Composition. Replica gratings are composed of a metallic coating on a resin layer, which itself rests on a substrate (usually glass). Master gratings also usually have glass substrates but have no resin (the grooves of a ruled master are contained entirely within a metallic layer on the substrate, and those of a holographic master are contained entirely within a layer of photoresist or similar photosensitive material).

The differences in manufacturing processes for master gratings and replica gratings naturally provide an advantage in both production time and unit cost to replica gratings, thereby explaining their popularity, but the replication process itself must be designed and carried out to ensure that the performance characteristics of the replicated grating match those of the master grating. Exhaustive experimentation has shown how to eliminate loss of resolution between master and replica – this is done by ensuring that the surface figure of the replica matches that of the master, and that the grooves are not displaced or distorted as a result of replication. The efficiency of a replica matches that of its master when the groove profile is reproduced faithfully. Other characteristics, such as scattered light, are generally matched as well, provided care is taken during the transfer coating step to ensure a dense metallic layer. [Even if the layer were not dense enough, so that its surface roughness caused increased scattered light from the replica when compared with the master, this would be diffuse scatter; scatter in the dispersion plane, due to irregularities in the groove spacing, would be faithfully replicated by the resin and does not depend significantly on the quality of the coating.] Circumstances in which a master grating is shown to be superior to a replicated grating are quite rare and can often be attributed to flaws or errors in the particular replication process used, not to the fact that the grating was replicated.

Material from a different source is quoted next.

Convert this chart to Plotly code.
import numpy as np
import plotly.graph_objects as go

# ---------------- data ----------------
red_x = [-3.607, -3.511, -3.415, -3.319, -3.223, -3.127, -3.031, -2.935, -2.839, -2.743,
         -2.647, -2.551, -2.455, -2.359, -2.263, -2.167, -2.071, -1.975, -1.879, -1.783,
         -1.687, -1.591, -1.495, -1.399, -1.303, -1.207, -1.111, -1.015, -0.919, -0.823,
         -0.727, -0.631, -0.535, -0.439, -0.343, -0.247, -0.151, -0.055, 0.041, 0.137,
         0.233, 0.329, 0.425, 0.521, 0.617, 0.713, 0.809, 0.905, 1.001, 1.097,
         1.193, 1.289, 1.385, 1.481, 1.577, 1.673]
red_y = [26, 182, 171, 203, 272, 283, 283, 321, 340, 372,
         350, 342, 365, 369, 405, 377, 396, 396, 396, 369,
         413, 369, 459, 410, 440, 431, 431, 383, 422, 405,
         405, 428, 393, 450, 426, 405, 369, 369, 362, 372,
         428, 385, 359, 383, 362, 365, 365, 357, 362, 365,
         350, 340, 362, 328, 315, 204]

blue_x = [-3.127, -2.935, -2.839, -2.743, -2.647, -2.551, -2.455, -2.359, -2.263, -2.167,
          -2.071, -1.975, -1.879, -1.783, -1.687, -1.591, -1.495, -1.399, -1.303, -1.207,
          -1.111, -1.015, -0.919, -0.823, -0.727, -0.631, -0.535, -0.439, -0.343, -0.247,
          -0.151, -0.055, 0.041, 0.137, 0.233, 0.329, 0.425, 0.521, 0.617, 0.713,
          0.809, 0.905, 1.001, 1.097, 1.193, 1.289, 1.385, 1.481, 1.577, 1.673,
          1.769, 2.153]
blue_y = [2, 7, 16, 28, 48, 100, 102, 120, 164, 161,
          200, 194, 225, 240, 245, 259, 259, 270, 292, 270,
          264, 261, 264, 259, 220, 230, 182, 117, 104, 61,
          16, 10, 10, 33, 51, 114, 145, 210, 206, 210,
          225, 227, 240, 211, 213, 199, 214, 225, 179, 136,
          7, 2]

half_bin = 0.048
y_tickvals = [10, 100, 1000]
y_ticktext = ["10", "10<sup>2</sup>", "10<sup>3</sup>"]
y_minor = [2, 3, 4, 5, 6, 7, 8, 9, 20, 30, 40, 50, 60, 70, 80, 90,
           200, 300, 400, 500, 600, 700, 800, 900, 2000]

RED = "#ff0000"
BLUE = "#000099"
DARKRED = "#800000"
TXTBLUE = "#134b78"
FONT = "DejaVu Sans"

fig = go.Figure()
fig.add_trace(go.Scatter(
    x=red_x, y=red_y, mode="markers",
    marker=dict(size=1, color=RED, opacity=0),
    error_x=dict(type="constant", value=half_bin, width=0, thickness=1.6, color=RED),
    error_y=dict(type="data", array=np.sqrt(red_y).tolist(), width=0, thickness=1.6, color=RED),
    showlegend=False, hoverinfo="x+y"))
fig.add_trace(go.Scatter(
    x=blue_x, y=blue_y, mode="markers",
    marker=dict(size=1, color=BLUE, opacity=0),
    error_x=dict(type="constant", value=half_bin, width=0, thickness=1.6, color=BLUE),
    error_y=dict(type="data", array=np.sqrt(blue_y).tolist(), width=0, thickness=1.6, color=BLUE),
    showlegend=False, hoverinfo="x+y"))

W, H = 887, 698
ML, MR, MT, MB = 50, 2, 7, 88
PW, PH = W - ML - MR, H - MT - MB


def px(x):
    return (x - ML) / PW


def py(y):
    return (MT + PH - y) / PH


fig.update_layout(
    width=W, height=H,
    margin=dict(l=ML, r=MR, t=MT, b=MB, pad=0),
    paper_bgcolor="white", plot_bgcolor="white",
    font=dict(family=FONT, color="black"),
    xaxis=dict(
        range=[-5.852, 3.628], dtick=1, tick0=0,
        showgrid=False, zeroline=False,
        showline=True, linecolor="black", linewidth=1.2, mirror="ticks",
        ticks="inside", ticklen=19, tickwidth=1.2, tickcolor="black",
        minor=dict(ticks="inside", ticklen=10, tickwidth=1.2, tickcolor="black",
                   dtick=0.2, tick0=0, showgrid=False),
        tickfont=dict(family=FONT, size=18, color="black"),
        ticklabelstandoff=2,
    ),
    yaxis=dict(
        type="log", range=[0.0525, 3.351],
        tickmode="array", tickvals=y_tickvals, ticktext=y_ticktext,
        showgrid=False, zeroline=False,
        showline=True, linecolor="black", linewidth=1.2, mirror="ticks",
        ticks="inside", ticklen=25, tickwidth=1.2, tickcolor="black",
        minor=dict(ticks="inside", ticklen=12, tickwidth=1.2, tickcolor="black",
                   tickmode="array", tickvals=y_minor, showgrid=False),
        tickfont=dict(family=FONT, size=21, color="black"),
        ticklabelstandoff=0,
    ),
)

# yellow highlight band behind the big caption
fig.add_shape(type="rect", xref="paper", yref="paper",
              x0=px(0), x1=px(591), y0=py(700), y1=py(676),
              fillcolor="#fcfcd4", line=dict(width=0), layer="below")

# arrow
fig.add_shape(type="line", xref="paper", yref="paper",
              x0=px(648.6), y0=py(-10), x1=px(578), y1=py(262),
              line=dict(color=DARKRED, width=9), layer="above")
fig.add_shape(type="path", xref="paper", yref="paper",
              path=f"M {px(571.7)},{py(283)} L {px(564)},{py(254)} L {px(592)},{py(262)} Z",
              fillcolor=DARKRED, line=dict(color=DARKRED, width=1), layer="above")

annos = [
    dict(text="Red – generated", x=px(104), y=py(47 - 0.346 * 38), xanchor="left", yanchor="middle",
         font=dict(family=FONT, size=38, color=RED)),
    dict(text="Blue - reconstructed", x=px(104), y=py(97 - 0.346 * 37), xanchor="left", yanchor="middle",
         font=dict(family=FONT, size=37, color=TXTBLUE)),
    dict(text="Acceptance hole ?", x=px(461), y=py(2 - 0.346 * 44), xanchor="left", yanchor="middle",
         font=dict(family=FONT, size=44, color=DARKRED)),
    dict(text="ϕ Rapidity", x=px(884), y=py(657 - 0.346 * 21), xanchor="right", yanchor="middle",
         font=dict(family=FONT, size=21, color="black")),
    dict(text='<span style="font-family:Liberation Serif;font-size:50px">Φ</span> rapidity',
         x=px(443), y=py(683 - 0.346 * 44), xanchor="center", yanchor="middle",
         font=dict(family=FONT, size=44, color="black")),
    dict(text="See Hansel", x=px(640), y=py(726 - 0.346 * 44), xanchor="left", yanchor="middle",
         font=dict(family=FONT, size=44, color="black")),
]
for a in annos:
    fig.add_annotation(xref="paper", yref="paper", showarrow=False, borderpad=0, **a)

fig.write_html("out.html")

In one respect, replicated gratings can provide an advantage over master gratings: those cases where the ideal groove profile is not obtainable in a master grating, but the inverse profile is obtainable. Echelle gratings, for example, are ruled so that their grooves exhibit a sharp trough but a relatively less sharp peak. By replicating, the groove profile is inverted, leaving a first-generation replica with a sharp peak. The efficiency of the replica will be considerably higher than the efficiency of the master grating. In such cases, only odd-generation replicas are used as products, since the even-generation replicas have the same groove profile (and therefore the same efficiency characteristics) as the master itself.* The most prominent hazard to a grating during the replication process, either master or replica, is scratching, since the grating surface consists of a thin metal coating on a resin layer. Scratches involve damage to the groove profile, which generally leads to increased stray light, though in some applications this may be tolerable. Scratches faithfully replicate from master to submaster to product, and cannot be repaired, since the grating surface is not a polished surface, and an overcoating will not repair the damaged grooves.

Another hazard during replication is surface contamination from fin-gerprints; should this happen, a grating can sometimes (but not always) be cleaned or recoated to restore it to its original condition. [In use, accidentally evaporated contaminants, typical of vacuum spectrometry pumping systems, can be especially harmful when baked on the surface of the grating with ultraviolet radiation.]